I’ve read articles about infection amongst indoor choir groups. The strong exhaling of air was one of the contributing factor in how the virus spread within the group. As studios prepare to reopen we are spending a lot of time considering social distancing, and making our spaces as safe as possible, and many instructors are also considering these additional elements that may contribute to ensuring their spaces are as safe as possible.

For those who offer additional classes such as boot camp, body pump and other cardio fitness classes, will they be adapting their business model away from these high intensity classes? Will they be moving them outdoors, or reducing class sizes? It will be interesting to see if studios move away from those into lower intensity classes.

Learn to Love Again

All of these conversations and thoughts have led to many instructors reconsidering their own personal relationship with pole dance, which in turn impacts their relationship with teaching pole to their students.

Maybe you want to move away from tricks long term?

Maybe you want to retrain both sides from scratch?

Maybe you are reconsidering how to train based on injury management?

As instructors it is important that we always have a love of what we do, so that we continue to train (both physically and through ongoing professional development), to put energy into our businesses and classes, and to find our role fulfilling and gratifying. I know for me personally that when I am struggling with pain and injury it makes my job more difficult, not only physically, but emotionally and mentally. I’ve been trying to adapt my business model so that I can teach classes that minimise my pain and allow me to give my best self in each class that I teach. There were times during my studio growth that I knew I was burning out, and I didn’t offer a teaching experience that I was satisfied with. When I handed over classes to other instructors, I was able to do my job better as a result. These are hard learned lessons I want to continue even after lockdown has lifted, and this time away from my studio has been invaluable for helping me to evaluate my business plan, and also my personal relationship with pole dancing.

Are you adapting how you teach after lockdown? What ways are you transforming your business model to relight your love of pole? Or have you realised that you perhaps don’t want to return to pole after this welcome break?

A Whole New World

Regardless your plans, what we are dealing with is something that is unprecedented (how many more times do we need to hear that word!!!). How we deal with this will be different for everyone, but it will be interesting to see how all industries, including ours, adapt to these changes.

What do you think is going to happen in the pole world? Do you think there will be a further move towards dance based movement? How do you think events are going to adapt and change? What changes are you nervous about, and which are you excited about?
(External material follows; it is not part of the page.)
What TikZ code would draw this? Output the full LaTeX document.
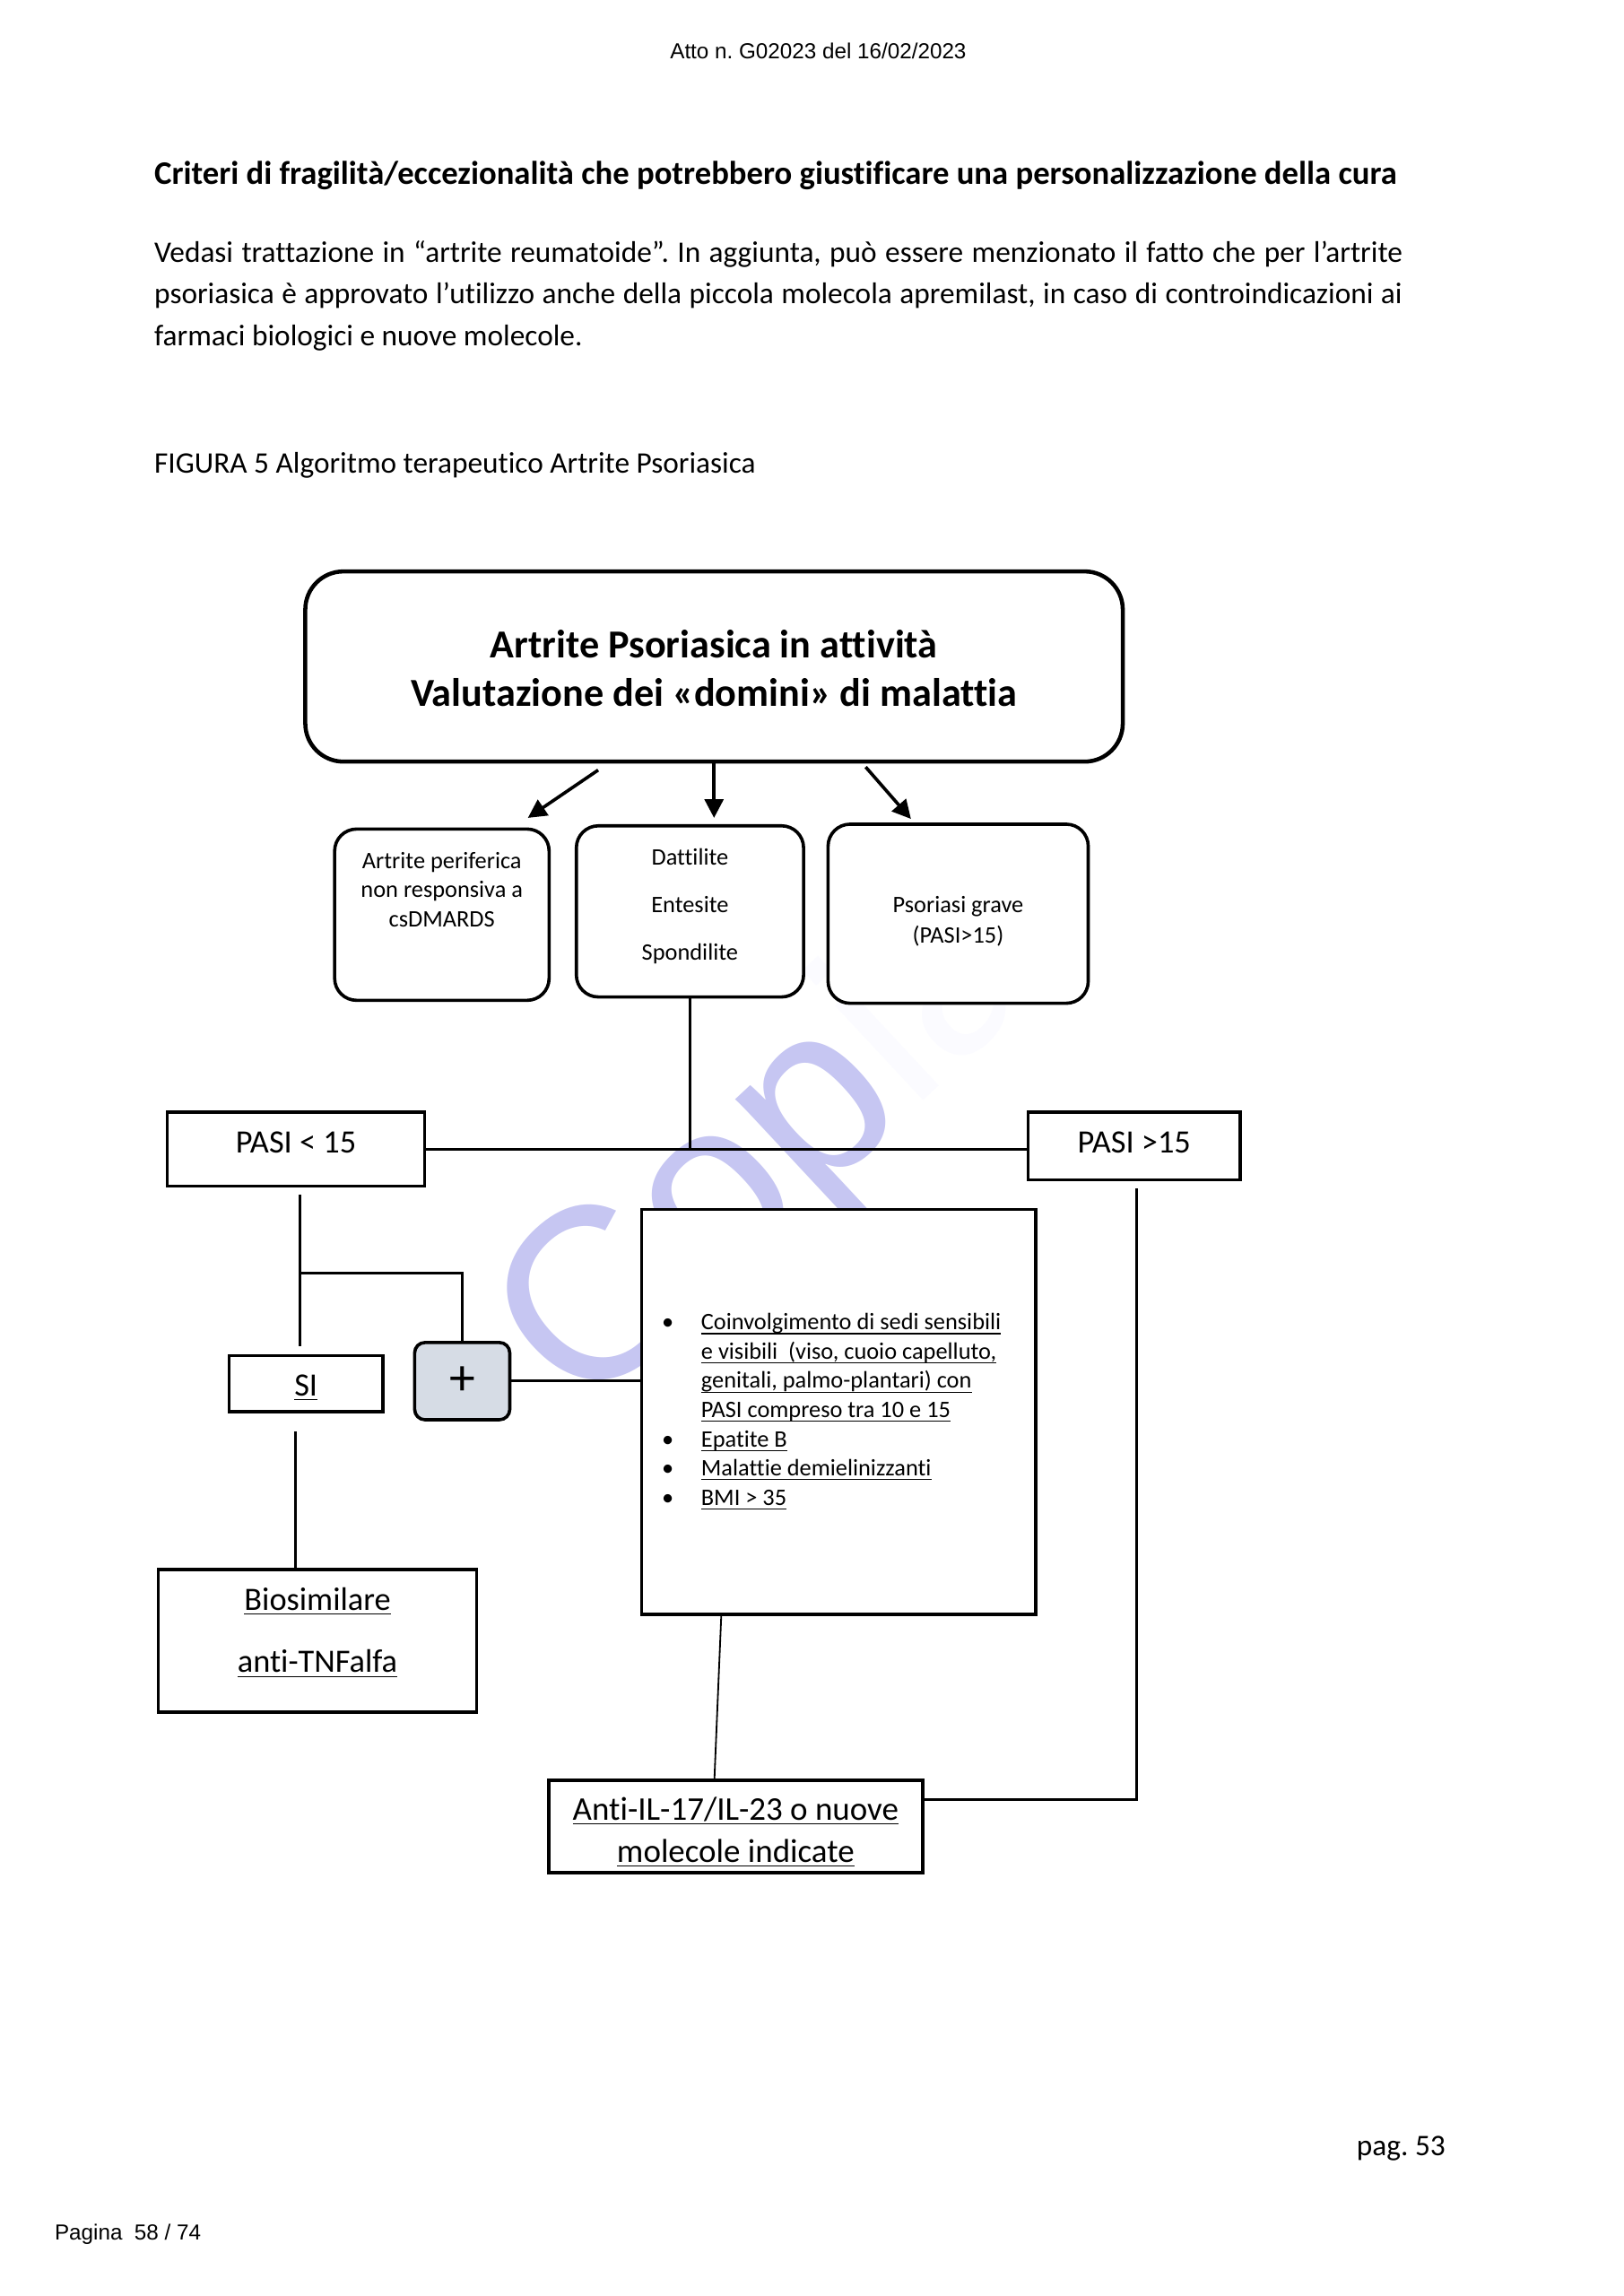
\documentclass[tikz,border=0pt]{standalone}
\usepackage{fontspec}
\setmainfont{Carlito}[Ligatures=CommonOff]
\newfontfamily\arialfont{Liberation Sans}
\usetikzlibrary{arrows.meta}
\newlength\gu
\setlength\gu{0.018953cm}
\newcommand\ulin[1]{\underline{\smash{#1}}}
\definecolor{plusfill}{RGB}{214,220,229}
\definecolor{stamp}{RGB}{198,198,242}
\definecolor{stampfaint}{RGB}{251,251,255}
\frenchspacing

\begin{document}
\begin{tikzpicture}[x=\gu, y=-\gu,
  every node/.style={inner sep=0pt,
    execute at begin node={\spaceskip=\fontdimen2\font\xspaceskip=\fontdimen2\font\relax}},
  domainbox/.style={draw, line width=1.2pt, rounded corners=15\gu, fill=white, align=center},
  plainbox/.style={draw, line width=1.2pt, fill=white, align=center},
  link/.style={line width=1pt},
  thinlink/.style={line width=0.6pt},
  pointer/.style={line width=1.2pt, -{Triangle[length=0.24cm, width=0.24cm]}}]

  \useasboundingbox[fill=white] (0,0) rectangle (1108,1567);

  % watermark
  \node[anchor=base west, rotate=43, font=\arialfont\fontsize{90}{90}\selectfont]
        (stampword) at (398,968) {\textcolor{stamp}{Cop}\textcolor{stampfaint}{ia}};

  % page text
  \node[anchor=base, font=\arialfont\fontsize{8}{9.6}\selectfont] (act) at (558.5,40)
        {Atto n. G02023 del 16/02/2023};
  \node[anchor=base west, font=\fontsize{12.1}{14}\selectfont\bfseries] (heading) at (105,126)
        {Criteri di fragilità/eccezionalità che potrebbero giustificare una personalizzazione della cura};
  \node[anchor=base west, text width=852\gu, align=left, font=\fontsize{11}{15.3}\selectfont,
        execute at begin node={\spaceskip=0pt\xspaceskip=0pt\relax}] (intro) at (105,179)
        {\makebox[852\gu][s]{Vedasi trattazione in “artrite reumatoide”. In aggiunta, può essere menzionato il fatto che per l’artrite}\\
         \makebox[852\gu][s]{psoriasica è approvato l’utilizzo anche della piccola molecola apremilast, in caso di controindicazioni ai}\\
         farmaci biologici e nuove molecole.};
  \node[anchor=base west, font=\fontsize{11}{13}\selectfont] (caption) at (105,323)
        {FIGURA 5 Algoritmo terapeutico Artrite Psoriasica};

  % domains
  \node[domainbox, line width=1.5pt, rounded corners=26\gu, anchor=north west, text width=558\gu,
        text height=59.1\gu, text depth=70.7\gu, font=\fontsize{14.6}{17.9}\selectfont\bfseries]
        (onset) at (207,388.6) {Artrite Psoriasica in attività\\Valutazione dei «domini» di malattia};
  \node[domainbox, anchor=north west, text width=146.4\gu, text height=27\gu, text depth=89.9\gu,
        font=\fontsize{8.7}{10.7}\selectfont]
        (periph) at (227.3,564.7) {Artrite periferica\\non responsiva a\\csDMARDS};
  \node[domainbox, anchor=north west, text width=155.1\gu, text height=26.5\gu, text depth=90.3\gu,
        font=\fontsize{8.7}{17.6}\selectfont]
        (axial) at (392.3,562.5) {Dattilite\\Entesite\\Spondilite};
  \node[domainbox, anchor=north west, text width=177.6\gu, text height=60.6\gu, text depth=61.6\gu,
        font=\fontsize{8.7}{11.2}\selectfont]
        (skin) at (564.1,561.4) {Psoriasi grave\\(PASI>15)};

  % PASI
  \node[plainbox, anchor=north west, text width=175.6\gu, text height=27.6\gu, text depth=22.8\gu,
        font=\fontsize{12}{14}\selectfont] (mild) at (113.1,757.9) {PASI < 15};
  \node[plainbox, anchor=north west, text width=144.7\gu, text height=27.6\gu, text depth=18.7\gu,
        font=\fontsize{12}{14}\selectfont] (severe) at (700.7,757.9) {PASI >15};
  \node[plainbox, anchor=north west, text width=105.1\gu, text height=27.4\gu, text depth=10.7\gu,
        font=\fontsize{12}{14}\selectfont] (yes) at (155.2,924.1) {\ulin{SI}};
  \node[draw, line width=1.2pt, rounded corners=7\gu, fill=plusfill, minimum width=64.9\gu,
        minimum height=52.7\gu, font=\fontsize{19}{20}\selectfont] (extra) at (315.5,942.6) {+};
  \node[plainbox, align=left, anchor=north west, text width=269\gu, text height=82.3\gu,
        text depth=194.1\gu, font=\fontsize{8.7}{10.75}\selectfont] (crit) at (436.8,824.2)
        {\hspace*{13.9\gu}\makebox[26.8\gu][l]{\textbullet}\ulin{Coinvolgimento di sedi sensibili}\\
         \hspace*{40.7\gu}\ulin{e visibili\ \ (viso, cuoio capelluto,}\\
         \hspace*{40.7\gu}\ulin{genitali, palmo-plantari) con}\\
         \hspace*{40.7\gu}\ulin{PASI compreso tra 10 e 15}\\
         \hspace*{13.9\gu}\makebox[26.8\gu][l]{\textbullet}\ulin{Epatite B}\\
         \hspace*{13.9\gu}\makebox[26.8\gu][l]{\textbullet}\ulin{Malattie demielinizzanti}\\
         \hspace*{13.9\gu}\makebox[26.8\gu][l]{\textbullet}\ulin{BMI > 35}};

  % treatments
  \node[plainbox, anchor=north west, text width=217.2\gu, text height=27.8\gu, text depth=69.5\gu,
        font=\fontsize{12}{23}\selectfont] (biosim) at (107,1070) {\ulin{Biosimilare}\\\ulin{anti-TNFalfa}};
  \node[plainbox, anchor=north west, text width=255.3\gu, text height=27.4\gu, text depth=35.9\gu,
        font=\fontsize{12.2}{15.5}\selectfont] (newdrug) at (373.4,1213.8)
        {\ulin{Anti-IL-17/IL-23 o nuove}\\\ulin{molecole indicate}};

  \node[anchor=base east, font=\fontsize{11}{13}\selectfont] (pagno) at (987,1471) {pag. 53};
  \node[anchor=base west, font=\arialfont\fontsize{8}{9.6}\selectfont] (sheet) at (37,1529) {Pagina\ \ 58 / 74};

  % arrows to the domains
  \draw[pointer] ([xshift=-79.1\gu, yshift=-4.4\gu]onset.south) -- ([xshift=58.7\gu, yshift=6.5\gu]periph.north);
  \draw[pointer] (onset.south) -- ([yshift=4.3\gu]onset.south |- axial.north);
  \draw[pointer] ([xshift=103.5\gu, yshift=-2.3\gu]onset.south) -- ([xshift=-32.2\gu, yshift=2.5\gu]skin.north);

  % connectors
  \coordinate (fork) at (204.5,868.6);
  \draw[link] (axial.south) -- (axial.south |- mild.east);
  \draw[link] (mild.east) -- (mild.east -| severe.west);
  \draw[link] ([yshift=-4.7\gu]mild.south -| fork) -- ([yshift=5.1\gu]yes.north -| fork);
  \draw[link] (fork) -| (extra.north);
  \draw[link] (extra.east) -- (extra.east -| crit.west);
  \draw[link] ([xshift=-6.9\gu, yshift=-12.5\gu]yes.south) -- ([xshift=-6.9\gu]yes.south |- biosim.north);
  \draw[thinlink] ([xshift=-80.1\gu]crit.south) -- ([xshift=-14.5\gu]newdrug.north);
  \draw[link] ([xshift=1.4\gu, yshift=-4.7\gu]severe.south) |- ([yshift=18.4\gu]newdrug.east);
\end{tikzpicture}
\end{document}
Let me know in the comments!

If you’re a student reading this, just realise how much work is going on behind the scenes to help you get back to your studio. It isn’t as simple as adding some sanitising stations, but a potential restructuring of an entire business model. Be kind to your studio owner and instructor at this time. It is going to take some getting used to, and I’m sure we all have many creases to iron out as we return back to our class schedules. Tell your instructor how much you appreciate them, and let them know that you support their growth as a pole dancer, business owner and individual, as we negotiate and navigate this whole new pole world!